● **Work to be completed**: Using the listing below, give again exactly the lines from the line with "Rebuild this chart" to the line with "const totals = ['$1.2', '$1.5', '$2.5', '$1.7', '$5', '$17.5'];", inclusive, without the pictures.

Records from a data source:
....
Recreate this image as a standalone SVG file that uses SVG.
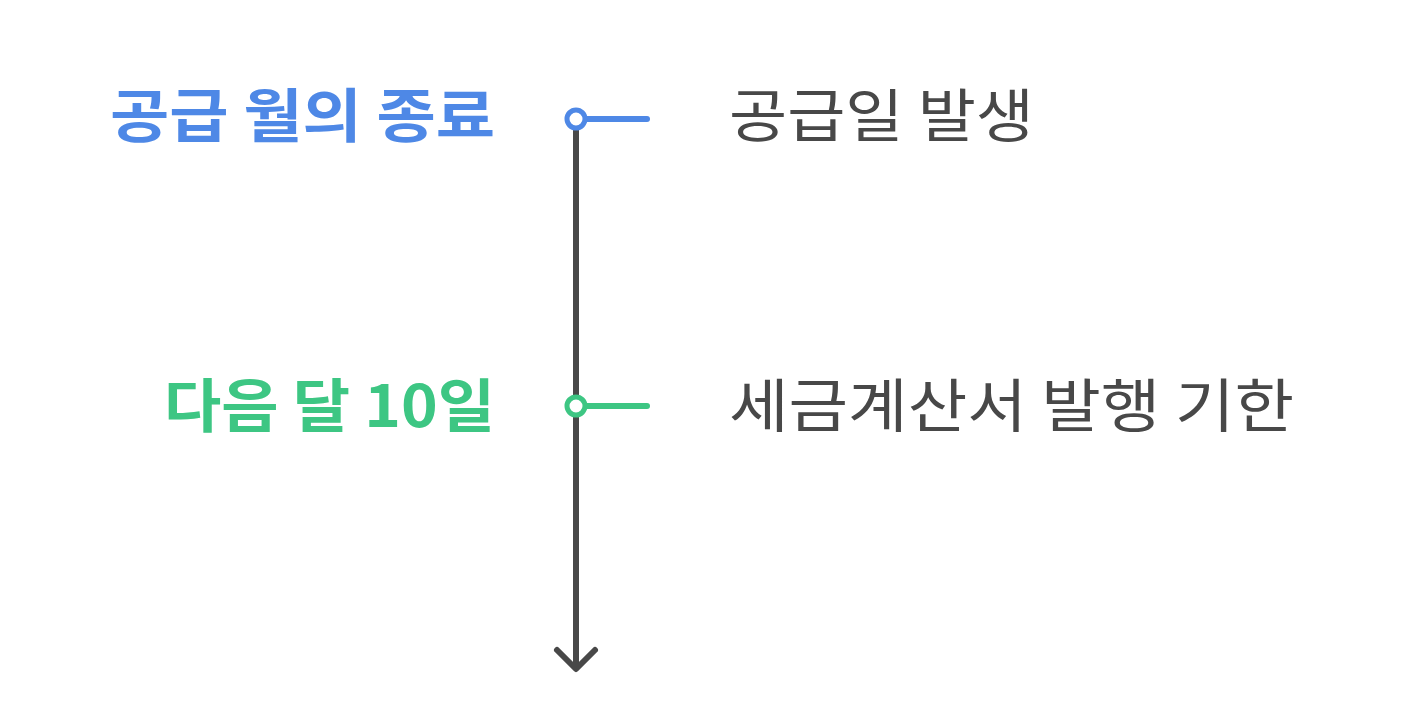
<svg xmlns="http://www.w3.org/2000/svg" width="1404" height="721" viewBox="0 0 1404 721">
<style>
.lbl{font-family:"Noto Sans CJK KR","Noto Sans",sans-serif;font-size:58px}
.left{font-weight:700}
.right{fill:#484848}
.blue{fill:#4e88e6}
.green{fill:#3dc683}
</style>
<rect width="1404" height="721" fill="#ffffff"/>
<g id="connectors">
<line x1="576" y1="126" x2="576" y2="667" stroke="#484848" stroke-width="6"/>
<polyline points="557,650 576,669 595,650" fill="none" stroke="#484848" stroke-width="6" stroke-linecap="round" stroke-linejoin="round"/>
<line x1="585" y1="119" x2="647" y2="119" stroke="#4e88e6" stroke-width="6" stroke-linecap="round"/>
<line x1="585" y1="406" x2="647" y2="406" stroke="#3dc683" stroke-width="6" stroke-linecap="round"/>
</g>
<g id="node1">
<circle cx="576" cy="119" r="9" fill="#ffffff" stroke="#4e88e6" stroke-width="5"/>
<text class="lbl left blue" x="110" y="137" textLength="385" lengthAdjust="spacingAndGlyphs">공급 월의 종료</text>
<text class="lbl right" x="729" y="137" textLength="305" lengthAdjust="spacingAndGlyphs">공급일 발생</text>
</g>
<g id="node2">
<circle cx="576" cy="406" r="9" fill="#ffffff" stroke="#3dc683" stroke-width="5"/>
<text class="lbl left green" x="164" y="427" textLength="331" lengthAdjust="spacingAndGlyphs">다음 달 10일</text>
<text class="lbl right" x="729" y="427" textLength="565" lengthAdjust="spacingAndGlyphs">세금계산서 발행 기한</text>
</g>
</svg>
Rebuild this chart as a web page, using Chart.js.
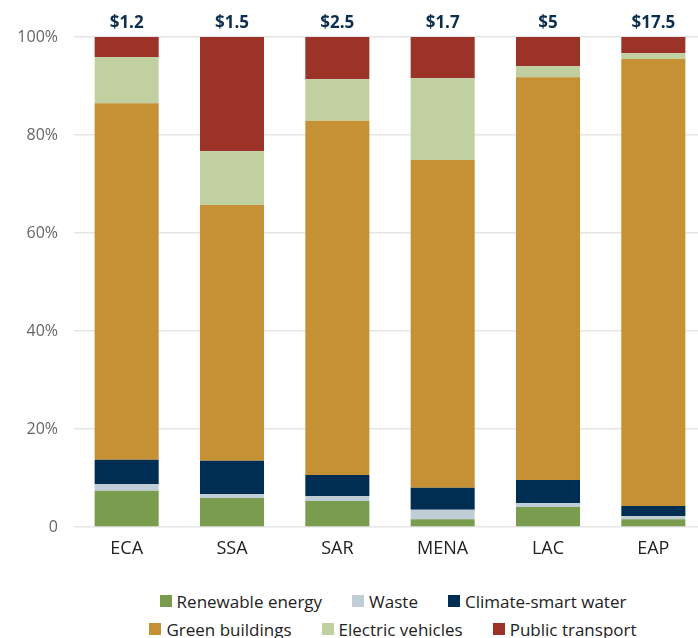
<!DOCTYPE html>
<html>
<head>
<meta charset="utf-8">
<script src="https://cdn.jsdelivr.net/npm/chart.js@4/dist/chart.umd.min.js"></script>
<style>
    html, body { margin: 0; padding: 0; background: #fff; overflow: hidden; }
    #wrap { width: 706px; height: 575px; position: relative; }
    #legend { margin-left: 88px; width: 610px; margin-top: 12px; font-family: 'Open Sans', sans-serif; font-size: 17px; color: #222; }
    .row { display: flex; justify-content: center; height: 28px; align-items: center; }
    .item { display: flex; align-items: center; margin: 0 15px; white-space: nowrap; }
    .box { width: 12px; height: 12px; margin-right: 5px; }
</style>
</head>
<body>
<div id="wrap"><canvas id="chart"></canvas></div>
<div id="legend"></div>
<script>
// ========== DADOS ==========
const regions = ['ECA', 'SSA', 'SAR', 'MENA', 'LAC', 'EAP'];
const totals = ['$1.2', '$1.5', '$2.5', '$1.7', '$5', '$17.5'];

const renewable = [7.4, 5.9, 5.3, 1.6, 4.1, 1.6];
const waste = [1.4, 0.8, 1.0, 1.9, 0.8, 0.6];
const water = [4.9, 6.8, 4.3, 4.5, 4.7, 2.1];
const greenBuildings = [72.8, 52.2, 72.3, 66.9, 82.2, 91.2];
const electricVehicles = [9.4, 11.0, 8.5, 16.7, 2.3, 1.2];
const publicTransport = [4.1, 23.3, 8.6, 8.4, 5.9, 3.3];

const yTicks = [0, 20, 40, 60, 80, 100];

const COLORS = {
    renewable: '#7a9c4e',
    waste: '#bfced6',
    water: '#002e52',
    green: '#c69035',
    ev: '#c0d0a0',
    transport: '#9c3328'
};

const series = [
    { label: 'Renewable energy', data: renewable, color: COLORS.renewable },
    { label: 'Waste', data: waste, color: COLORS.waste },
    { label: 'Climate-smart water', data: water, color: COLORS.water },
    { label: 'Green buildings', data: greenBuildings, color: COLORS.green },
    { label: 'Electric vehicles', data: electricVehicles, color: COLORS.ev },
    { label: 'Public transport', data: publicTransport, color: COLORS.transport }
];

// Rótulos de total acima das barras
const totalsPlugin = {
    id: 'totals',
    afterDatasetsDraw(chart) {
        const ctx = chart.ctx;
        const x = chart.scales.x;
        const y = chart.scales.y;
        ctx.save();
        ctx.font = "bold 17px 'Open Sans', sans-serif";
        ctx.fillStyle = '#0d2f4f';
        ctx.textAlign = 'center';
        ctx.textBaseline = 'bottom';
        totals.forEach((t, i) => {
            ctx.fillText(t, x.getPixelForValue(i), y.getPixelForValue(100) - 5);
        });
        ctx.restore();
    }
};

new Chart(document.getElementById('chart'), {
    type: 'bar',
    data: {
        labels: regions,
        datasets: series.map(s => ({
            label: s.label,
            data: s.data,
            backgroundColor: s.color,
            borderWidth: 0,
            categoryPercentage: 1,
            barPercentage: 0.608
        }))
    },
    options: {
        responsive: true,
        maintainAspectRatio: false,
        animation: false,
        layout: { padding: { top: 37, left: 0, right: 0, bottom: 0 } },
        plugins: {
            legend: { display: false },
            tooltip: { enabled: false }
        },
        scales: {
            x: {
                stacked: true,
                grid: { display: false, drawTicks: false },
                border: { display: false },
                ticks: {
                    padding: 11,
                    color: '#222',
                    font: { family: "'Open Sans', sans-serif", size: 18 }
                },
                afterFit: function (axis) { axis.height = 48; }
            },
            y: {
                stacked: true,
                min: 0,
                max: 100,
                afterBuildTicks: function (axis) {
                    axis.ticks = yTicks.map(v => ({ value: v }));
                },
                grid: { color: '#e6e6e6', lineWidth: 1.5, drawTicks: false },
                border: { display: false },
                ticks: {
                    padding: 16,
                    color: '#666',
                    font: { family: "'Open Sans', sans-serif", size: 16 },
                    callback: function (value) {
                        return value === 0 ? '0' : value + '%';
                    }
                },
                afterFit: function (axis) { axis.width = 74; }
            }
        }
    },
    plugins: [totalsPlugin]
});

// Legenda em HTML (duas linhas de três itens)
const legend = document.getElementById('legend');
[series.slice(0, 3), series.slice(3)].forEach(rowItems => {
    const row = document.createElement('div');
    row.className = 'row';
    rowItems.forEach(s => {
        const item = document.createElement('div');
        item.className = 'item';
        const box = document.createElement('span');
        box.className = 'box';
        box.style.background = s.color;
        const text = document.createElement('span');
        text.textContent = s.label;
        item.appendChild(box);
        item.appendChild(text);
        row.appendChild(item);
    });
    legend.appendChild(row);
});
</script>
</body>
</html>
....
● **Expected answer**:
Rebuild this chart as a web page, using Chart.js.
<!DOCTYPE html>
<html>
<head>
<meta charset="utf-8">
<script src="https://cdn.jsdelivr.net/npm/chart.js@4/dist/chart.umd.min.js"></script>
<style>
    html, body { margin: 0; padding: 0; background: #fff; overflow: hidden; }
    #wrap { width: 706px; height: 575px; position: relative; }
    #legend { margin-left: 88px; width: 610px; margin-top: 12px; font-family: 'Open Sans', sans-serif; font-size: 17px; color: #222; }
    .row { display: flex; justify-content: center; height: 28px; align-items: center; }
    .item { display: flex; align-items: center; margin: 0 15px; white-space: nowrap; }
    .box { width: 12px; height: 12px; margin-right: 5px; }
</style>
</head>
<body>
<div id="wrap"><canvas id="chart"></canvas></div>
<div id="legend"></div>
<script>
// ========== DADOS ==========
const regions = ['ECA', 'SSA', 'SAR', 'MENA', 'LAC', 'EAP'];
const totals = ['$1.2', '$1.5', '$2.5', '$1.7', '$5', '$17.5'];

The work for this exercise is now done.